These came as 3 auctions of 10 shock troops each. They looked very basic in paint and assembly featuring only a top frontal view in the photographs.
When they arrived they were indeed very simple. A few colors and a black undercoating. A few were in pieces and a closer examination showed some weak glue points. I'm not convinced these were assembled using plastic cement, but rather a cheap superglue. As can been seen in the next couple shots, they suffer from a lack of flash/mold line removal and they don't have any equipment such as canteens.
This second group was purchased in another auction. Slightly more work on them, but still only a single layer per color.
As shown in the following photos, they are a bit rough, but these at least do have equipment and have better assembly despite the problem of mold lines again.
So what we are left with at the start are 4 squads, at a decent starting point, with a little reassembly work. One squad is totally out of step with the other 3 when it comes to paint scheme so that will have to be addressed. To move forward with the painting, I need to decide if I want to keep them different paint schemes or make them the same.
If I wanted to have them all in the same paint scheme I'd simply re-prime them all and start from scratch. Being that my idea for this project was to pick up the ball up at the 20 yard line and run the ball home the next 80, I'll rule that out.

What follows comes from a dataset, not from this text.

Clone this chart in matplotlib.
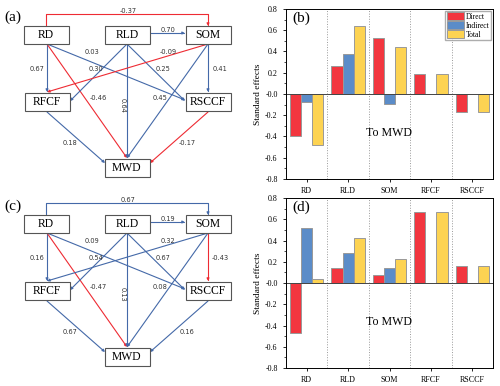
import numpy as np
from matplotlib import pyplot as plt
from matplotlib.patches import Rectangle, FancyArrowPatch
from matplotlib.path import Path

plt.rcParams['font.family'] = ['Liberation Serif', 'DejaVu Serif']

# path coefficients (structural equation model)
paths = [('RD', 'SOM'), ('RLD', 'SOM'), ('RD', 'RFCF'), ('RD', 'MWD'), ('RD', 'RSCCF'),
         ('RLD', 'RFCF'), ('RLD', 'MWD'), ('RLD', 'RSCCF'), ('SOM', 'RFCF'), ('SOM', 'RSCCF'),
         ('SOM', 'MWD'), ('RFCF', 'MWD'), ('RSCCF', 'MWD')]
coef_a = [-0.37, 0.70, 0.67, -0.46, 0.03, 0.30, 0.64, 0.25, -0.09, 0.41, 0.45, 0.18, -0.17]
coef_c = [0.67, 0.19, 0.16, -0.47, 0.09, 0.54, 0.13, 0.67, 0.32, -0.43, 0.08, 0.67, 0.16]

# standardized effects on MWD
factors = ['RD', 'RLD', 'SOM', 'RFCF', 'RSCCF']
direct_b = [-0.40, 0.26, 0.53, 0.19, -0.17]
indirect_b = [-0.08, 0.38, -0.09, np.nan, np.nan]
total_b = [-0.48, 0.64, 0.44, 0.19, -0.17]
direct_d = [-0.47, 0.14, 0.08, 0.67, 0.16]
indirect_d = [0.52, 0.28, 0.14, np.nan, np.nan]
total_d = [0.04, 0.42, 0.23, 0.67, 0.16]

RED = '#EE2B33'
BLUE = '#4469A8'

# layout of the path diagram (pixel coords, panel a)
boxes = {'RD': (46, 35), 'RLD': (127, 35), 'SOM': (208, 35),
         'RFCF': (47, 102), 'RSCCF': (208, 102), 'MWD': (127, 168)}
geom = {
    ('RD', 'SOM'): ([(46, 26), (46, 14), (208, 14), (208, 26)], (128, 11), 0),
    ('RLD', 'SOM'): ([(150, 33), (185, 33)], (168, 30), 0),
    ('RD', 'RFCF'): ([(47, 44), (47, 92)], (37, 69), 0),
    ('RD', 'MWD'): ([(47, 44), (127, 158)], (98, 98), 0),
    ('RD', 'RSCCF'): ([(47, 44), (185, 100)], (92, 52), 0),
    ('RLD', 'RFCF'): ([(127, 44), (70, 101)], (96, 69), 0),
    ('RLD', 'MWD'): ([(127, 44), (127, 158)], (123, 105), 270),
    ('RLD', 'RSCCF'): ([(127, 44), (185, 101)], (163, 69), 0),
    ('SOM', 'RFCF'): ([(208, 44), (47, 92)], (168, 52), 0),
    ('SOM', 'RSCCF'): ([(208, 44), (208, 92)], (220, 69), 0),
    ('SOM', 'MWD'): ([(208, 44), (127, 158)], (160, 98), 0),
    ('RFCF', 'MWD'): ([(47, 112), (105, 163)], (70, 143), 0),
    ('RSCCF', 'MWD'): ([(208, 112), (150, 163)], (187, 143), 0),
}


def draw_diagram(ax, coefs, dy, tag):
    for (p, c) in zip(paths, coefs):
        pts, lab, rot = geom[p]
        col = RED if c < 0 else BLUE
        pts = [(x, y + dy) for x, y in pts]
        codes = [Path.MOVETO] + [Path.LINETO] * (len(pts) - 1)
        arr = FancyArrowPatch(path=Path(pts, codes), arrowstyle='-|>', mutation_scale=3.5,
                              color=col, lw=0.8, shrinkA=0, shrinkB=0)
        ax.add_patch(arr)
        ax.text(lab[0], lab[1] + dy, '%.2f' % c, fontsize=4.8, ha='center', va='center',
                rotation=rot, color='#333333', family=['DejaVu Sans'])
    for name, (x, y) in boxes.items():
        ax.add_patch(Rectangle((x - 22.5, y + dy - 9), 45, 18, fc='white', ec='#555555', lw=0.8, zorder=3))
        ax.text(x, y + dy, name, fontsize=8.4, ha='center', va='center', zorder=4)
    ax.text(4, 17 + dy, tag, fontsize=11, ha='left', va='center')


fig = plt.figure(figsize=(5, 3.86), dpi=100)
ax0 = fig.add_axes([0, 0, 0.5, 1])
ax0.set_xlim(0, 250)
ax0.set_ylim(386, 0)
ax0.axis('off')
draw_diagram(ax0, coef_a, 0, '(a)')
draw_diagram(ax0, coef_c, 189, '(c)')


def draw_bars(ax, d, i, t, tag, legend):
    x = np.arange(len(factors))
    w = 0.27
    ax.bar(x - w, d, w, color='#F2363F', edgecolor='#999999', lw=0.7, label='Direct')
    ax.bar(x, i, w, color='#5B8CC8', edgecolor='#999999', lw=0.7, label='Indirect')
    ax.bar(x + w, t, w, color='#FDD352', edgecolor='#999999', lw=0.7, label='Total')
    for s in np.arange(0.5, 4.5, 1):
        ax.axvline(s, color='#999999', ls=':', lw=0.7)
    ax.axhline(0, color='#444444', lw=0.7)
    ax.set_xlim(-0.5, 4.5)
    ax.set_ylim(-0.8, 0.8)
    ax.set_yticks(np.arange(-0.8, 0.81, 0.2))
    ax.set_yticklabels(['%.1f' % v for v in np.arange(-0.8, 0.81, 0.2)])
    ax.set_yticks(np.arange(-0.8, 0.81, 0.1), minor=True)
    ax.set_xticks(x)
    ax.set_xticklabels(factors)
    ax.tick_params(labelsize=5.8, length=2.5, width=0.6)
    ax.tick_params(which='minor', length=1.5, width=0.5)
    ax.set_ylabel('Standard effects', fontsize=6.8, labelpad=2)
    for sp in ax.spines.values():
        sp.set_linewidth(0.7)
    ax.text(2, -0.37, 'To MWD', fontsize=8.6, ha='center', va='center')
    ax.text(0.03, 0.945, tag, transform=ax.transAxes, fontsize=11, ha='left', va='center')
    if legend:
        ax.legend(loc='upper right', fontsize=5.5, frameon=True, fancybox=False,
                  edgecolor='#999999', handlelength=2.2, handleheight=1.2,
                  labelspacing=0.05, handletextpad=0.3, borderpad=0.2, borderaxespad=0.25)


ax1 = fig.add_axes([0.572, 0.5363, 0.414, 0.4404])
draw_bars(ax1, direct_b, indirect_b, total_b, '(b)', True)
ax2 = fig.add_axes([0.572, 0.0466, 0.414, 0.4404])
draw_bars(ax2, direct_d, indirect_d, total_d, '(d)', False)

plt.savefig('out.png', dpi=100)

So we'll have one squad out of step with the rest which I'm sure can be justified with a modicum of fluff.
So, what needs to be decided next will be how to go forward with the painting. The choices are:
- Triad from the present state. I could start building up the paint, just as it has been started, in a basic triad structure. Maybe utilizing some inks I can manipulate the starting point, but first there would need to be some cleaning up of the areas as they are.
- As Is - They are gaming pieces after all and will be used with children of many ages. After a bit of basing work I could just gloss and dull cote them up and be done with it.
- Dip It. - I could use the dip technique and build up with some nice highlights. I'm not a big fan of the dip method, but I have seen it put to good use. Basically for me to start painting a miniature only to stop and dip it has always seemed to run counter to my goals. However, with the block painting already done, these may be a candidate for my first ever Dip job.